* **REQUIREMENT**:
Take the listing from its first line through the line that contains "minimum width=720pt] (L11)" and please retype those lines exactly, leaving out the pictures.

* **RAW DATA**:
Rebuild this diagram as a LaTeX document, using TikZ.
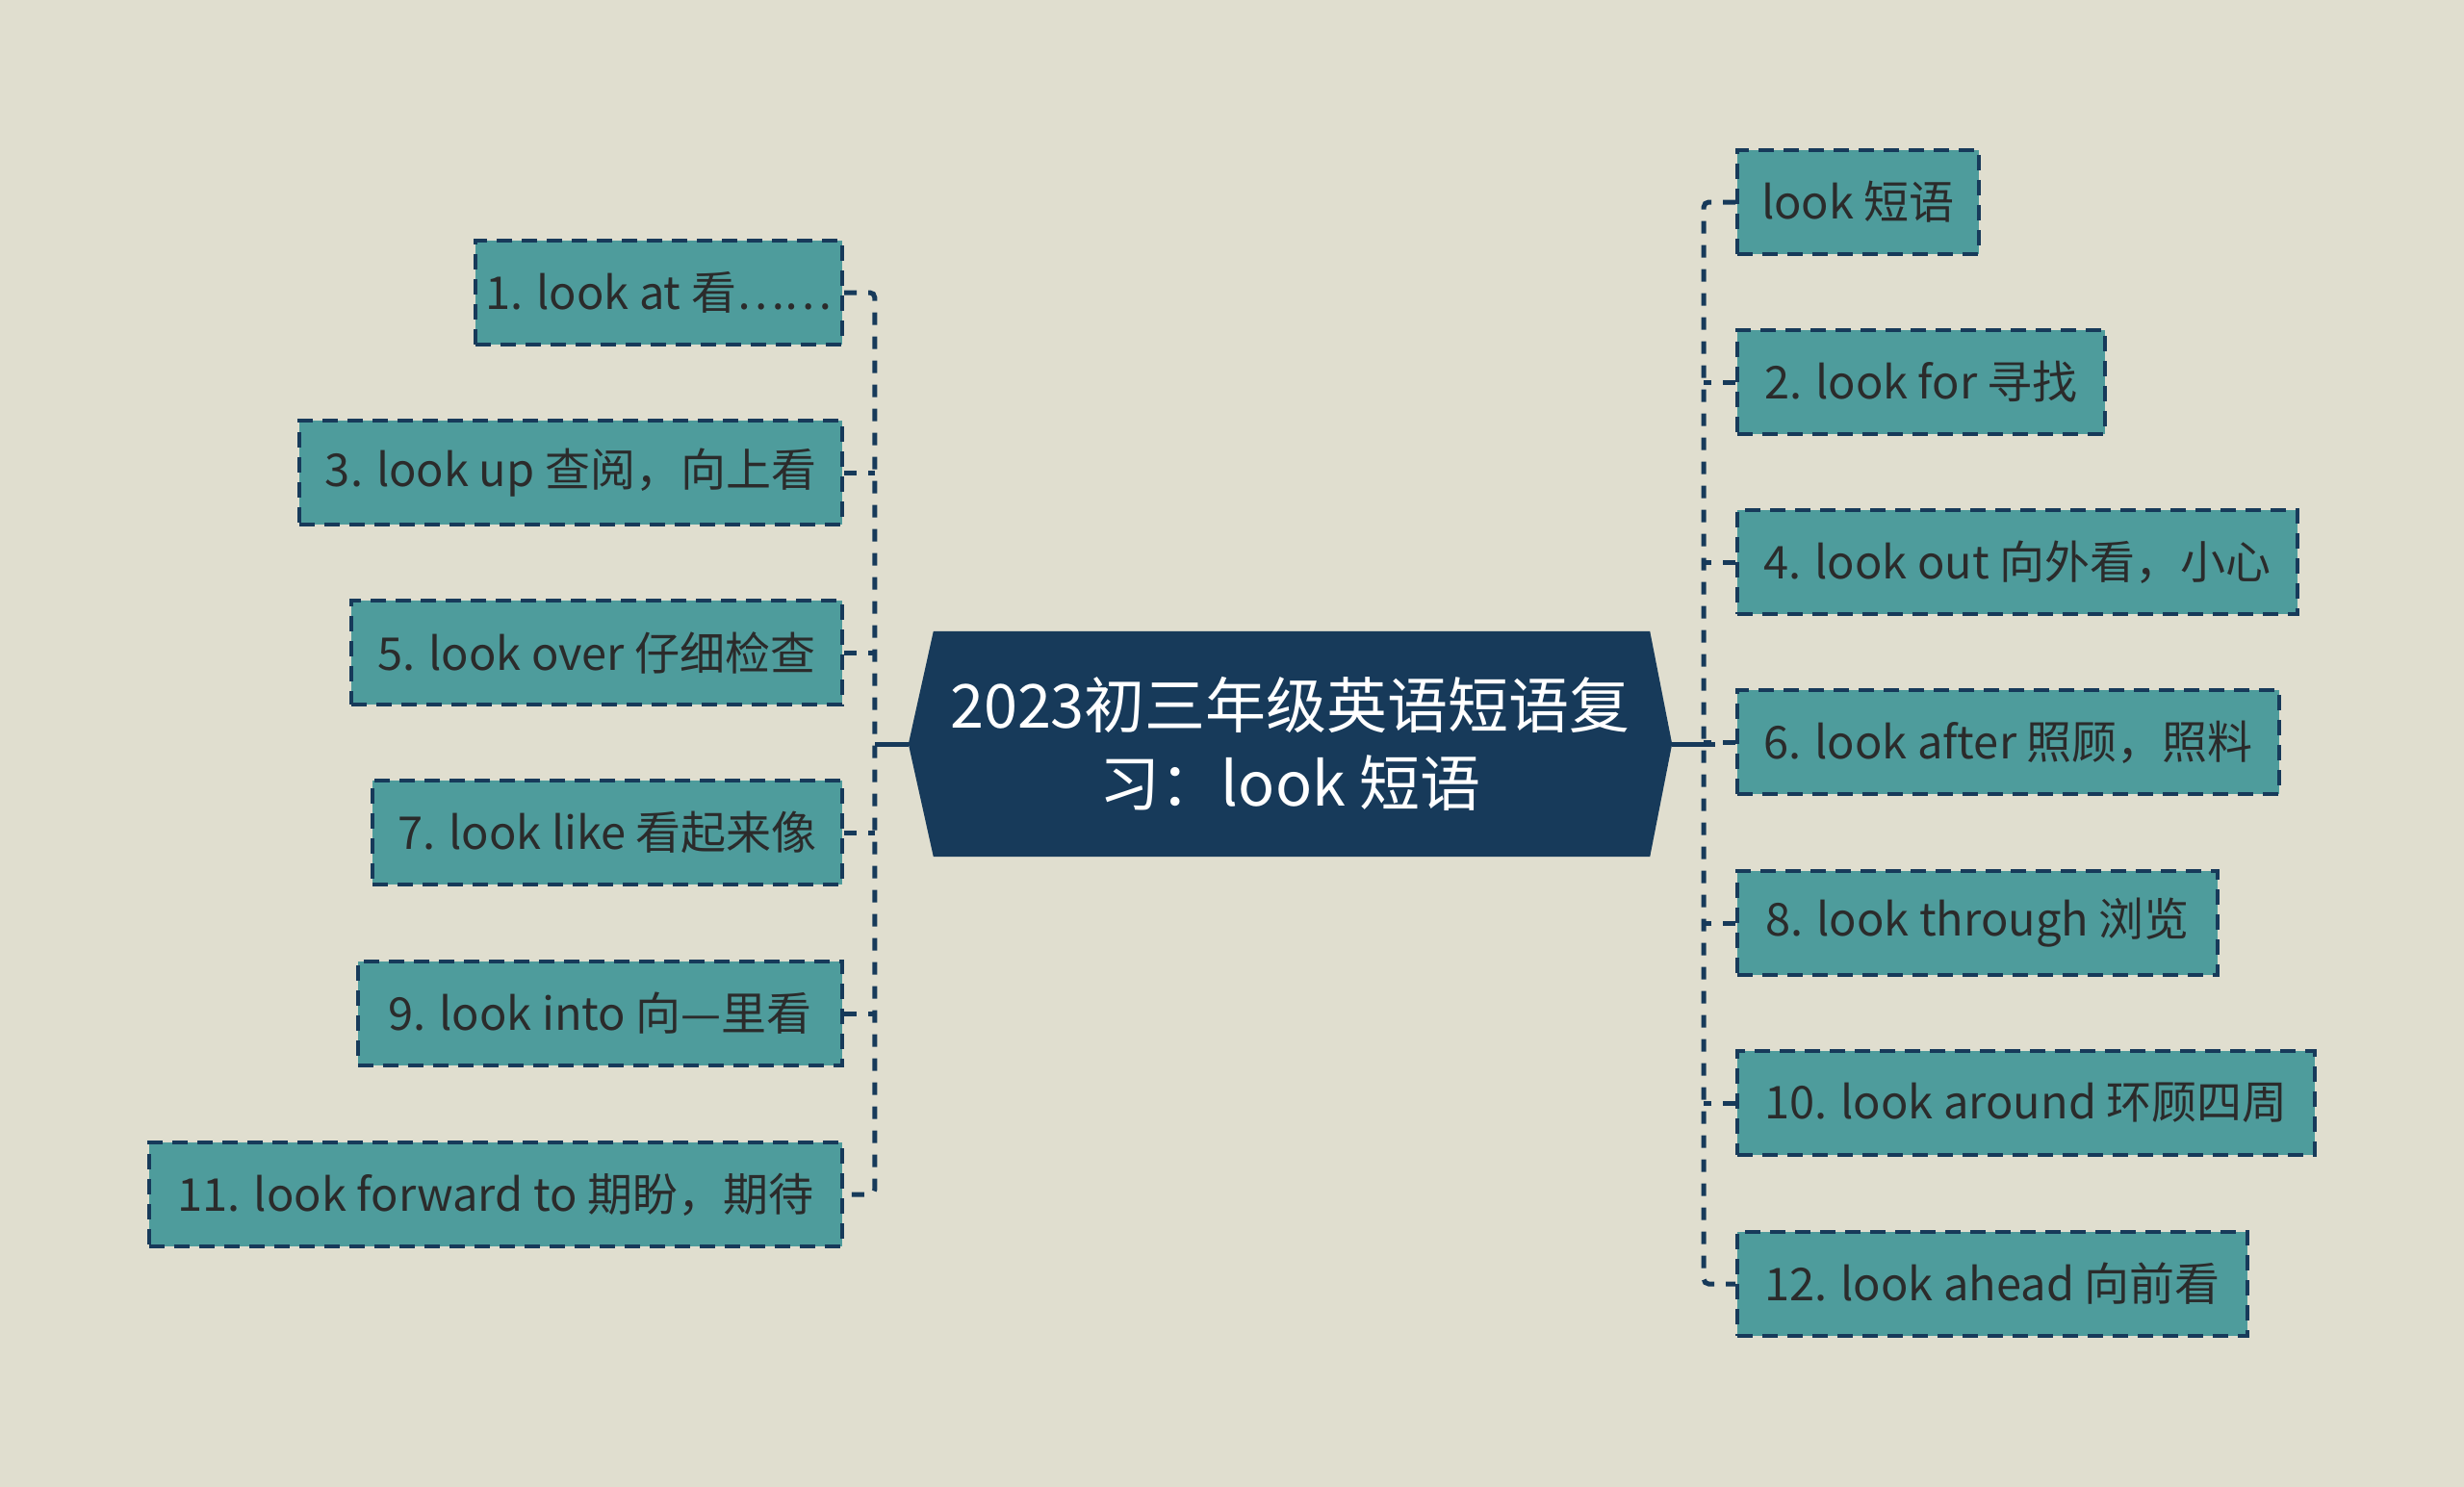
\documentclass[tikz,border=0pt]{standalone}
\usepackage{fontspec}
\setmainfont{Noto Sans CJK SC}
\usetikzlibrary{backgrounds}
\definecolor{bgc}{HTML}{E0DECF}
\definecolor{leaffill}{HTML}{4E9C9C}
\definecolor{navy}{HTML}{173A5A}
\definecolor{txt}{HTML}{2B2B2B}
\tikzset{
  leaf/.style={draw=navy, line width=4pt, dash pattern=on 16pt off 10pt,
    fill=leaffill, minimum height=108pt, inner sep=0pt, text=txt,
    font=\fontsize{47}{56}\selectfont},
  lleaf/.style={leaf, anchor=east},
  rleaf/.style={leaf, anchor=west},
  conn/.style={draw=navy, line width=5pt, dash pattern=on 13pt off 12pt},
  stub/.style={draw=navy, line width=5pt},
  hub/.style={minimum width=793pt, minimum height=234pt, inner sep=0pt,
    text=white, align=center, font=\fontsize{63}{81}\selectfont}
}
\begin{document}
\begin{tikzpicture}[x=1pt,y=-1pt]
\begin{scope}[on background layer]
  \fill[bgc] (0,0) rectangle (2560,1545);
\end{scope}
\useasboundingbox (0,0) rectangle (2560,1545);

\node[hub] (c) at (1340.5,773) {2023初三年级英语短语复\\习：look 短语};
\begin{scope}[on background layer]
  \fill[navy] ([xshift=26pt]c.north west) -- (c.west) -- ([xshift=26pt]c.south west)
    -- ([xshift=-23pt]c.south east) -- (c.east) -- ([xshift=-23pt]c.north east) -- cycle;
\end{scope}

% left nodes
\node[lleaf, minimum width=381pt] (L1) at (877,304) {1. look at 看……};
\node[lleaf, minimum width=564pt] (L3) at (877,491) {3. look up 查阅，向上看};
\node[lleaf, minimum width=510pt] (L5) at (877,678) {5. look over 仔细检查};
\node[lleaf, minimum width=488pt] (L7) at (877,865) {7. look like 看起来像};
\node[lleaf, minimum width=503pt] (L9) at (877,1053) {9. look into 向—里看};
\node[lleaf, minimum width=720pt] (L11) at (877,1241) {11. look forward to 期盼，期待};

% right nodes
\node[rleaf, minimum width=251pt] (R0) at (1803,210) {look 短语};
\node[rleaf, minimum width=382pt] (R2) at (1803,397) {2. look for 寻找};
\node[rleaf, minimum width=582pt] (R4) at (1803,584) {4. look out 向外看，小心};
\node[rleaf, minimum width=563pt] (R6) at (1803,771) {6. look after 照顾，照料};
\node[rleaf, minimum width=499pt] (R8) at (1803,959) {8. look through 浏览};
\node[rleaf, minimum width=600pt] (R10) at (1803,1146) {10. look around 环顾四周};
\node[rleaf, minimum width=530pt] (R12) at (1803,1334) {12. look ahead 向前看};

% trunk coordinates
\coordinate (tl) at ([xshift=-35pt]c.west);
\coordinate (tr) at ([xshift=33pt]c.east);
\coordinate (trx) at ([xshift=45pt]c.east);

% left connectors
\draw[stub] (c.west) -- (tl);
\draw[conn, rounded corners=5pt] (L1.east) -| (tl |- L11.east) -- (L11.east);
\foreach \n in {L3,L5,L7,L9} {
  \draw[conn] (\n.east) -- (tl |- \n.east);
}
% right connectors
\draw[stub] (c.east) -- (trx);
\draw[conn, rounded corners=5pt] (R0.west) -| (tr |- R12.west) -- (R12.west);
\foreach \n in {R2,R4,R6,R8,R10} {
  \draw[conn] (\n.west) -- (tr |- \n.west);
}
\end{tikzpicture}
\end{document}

* **TASK SOLUTION**:
Rebuild this diagram as a LaTeX document, using TikZ.
\documentclass[tikz,border=0pt]{standalone}
\usepackage{fontspec}
\setmainfont{Noto Sans CJK SC}
\usetikzlibrary{backgrounds}
\definecolor{bgc}{HTML}{E0DECF}
\definecolor{leaffill}{HTML}{4E9C9C}
\definecolor{navy}{HTML}{173A5A}
\definecolor{txt}{HTML}{2B2B2B}
\tikzset{
  leaf/.style={draw=navy, line width=4pt, dash pattern=on 16pt off 10pt,
    fill=leaffill, minimum height=108pt, inner sep=0pt, text=txt,
    font=\fontsize{47}{56}\selectfont},
  lleaf/.style={leaf, anchor=east},
  rleaf/.style={leaf, anchor=west},
  conn/.style={draw=navy, line width=5pt, dash pattern=on 13pt off 12pt},
  stub/.style={draw=navy, line width=5pt},
  hub/.style={minimum width=793pt, minimum height=234pt, inner sep=0pt,
    text=white, align=center, font=\fontsize{63}{81}\selectfont}
}
\begin{document}
\begin{tikzpicture}[x=1pt,y=-1pt]
\begin{scope}[on background layer]
  \fill[bgc] (0,0) rectangle (2560,1545);
\end{scope}
\useasboundingbox (0,0) rectangle (2560,1545);

\node[hub] (c) at (1340.5,773) {2023初三年级英语短语复\\习：look 短语};
\begin{scope}[on background layer]
  \fill[navy] ([xshift=26pt]c.north west) -- (c.west) -- ([xshift=26pt]c.south west)
    -- ([xshift=-23pt]c.south east) -- (c.east) -- ([xshift=-23pt]c.north east) -- cycle;
\end{scope}

% left nodes
\node[lleaf, minimum width=381pt] (L1) at (877,304) {1. look at 看……};
\node[lleaf, minimum width=564pt] (L3) at (877,491) {3. look up 查阅，向上看};
\node[lleaf, minimum width=510pt] (L5) at (877,678) {5. look over 仔细检查};
\node[lleaf, minimum width=488pt] (L7) at (877,865) {7. look like 看起来像};
\node[lleaf, minimum width=503pt] (L9) at (877,1053) {9. look into 向—里看};
\node[lleaf, minimum width=720pt] (L11) at (877,1241) {11. look forward to 期盼，期待};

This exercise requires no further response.